Categories: Kristen Schweizer, THE BUZZ

THE BUZZ: Layered Looks: A Costume Analysis of “Tiny Beautiful Things”

Article by Kristen Schweizer

February 25, 2019

Sugar [Opal Alladin] enters The Old Globe stage in joggers.

Joggers, if you don’t know, is just a marketing term for sweatpants.

Despite being on-trend again, said joggers did not match Sugar’s pilling sweater or her embarrassing slippers. Costume designer Shirley Pierson dressed the lead actress in an ensemble that reminds us of lazy Saturdays.

This realism sets the tone of Tiny Beautiful Things: the outfit (and mood) that we don’t post on social media.

However, Sugar is no stranger to the facade of the internet. As an anonymous advice blogger, her heart-wrenching letters are a peek at the hurting masses of the internet. The 90-minute stylized monologue cycle is guaranteed to make you chuckle before punching you in the emotional gut.

Jabs are delivered via a coiffed trio in Instagrammable outfits.

The versatile players [Keith Powell as Letter Writer #1, Dorcas Sowunmi as Letter Writer #2, and Avi Roque as Letter Writer #3] arrive dressed in coordinated color, noteworthy layers, and proper tailoring.

Unlike Sugar, their outfits are the kind that you see in store windows.

In the same way that we hide behind screen names, we hide behind fabulous cardigans. And, much like life, it is the seemingly put-together people who are most broken.

As the chorus slides from character-to-character with professional ease, inner-and-outer layers peel away.

The cathartic show serves a buffet of raw questions while simultaneously providing a ‘fourth wall’ to protect from uncomfortable eye-contact. Like the internet, theater is almost real.

Vulnerability is currency on stage and online, but it is something else in reality. This is reflected in the costumes, pacing, and real-life ending.

The play culminates in a ‘reveal’ that the audience already knew: Sugar’s real name.

While Sugar was quick to reveal a history of heroin abuse and divorce to her readers, the author had more at stake. Cheryl Strayed [yes, the one that Reese Witherspoon played in the hiker movie] revealed her online identity in 2012.

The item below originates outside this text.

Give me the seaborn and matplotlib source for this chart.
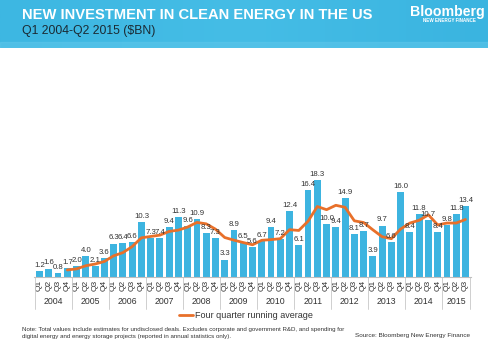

Does the world want to hear the blisteringly honest words of a formally-addicted, once-divorced mom with a mountain of debt?

It seems, from the popularity of the book Beautiful Little Things and this stage adaptation by Nia Vardalos, that we do. The Old Globe’s production has been extended through March 17 and regional theaters across America are scheduled to produce the script in 2019.

Real emotion is unavoidable and beautiful. This bittersweet show is staged in the round to remind us that we are not alone in any of it. Tiny Beautiful Things invites us to open our doors and to introduce ourselves.

Even if we greet each other in joggers… or just sweatpants.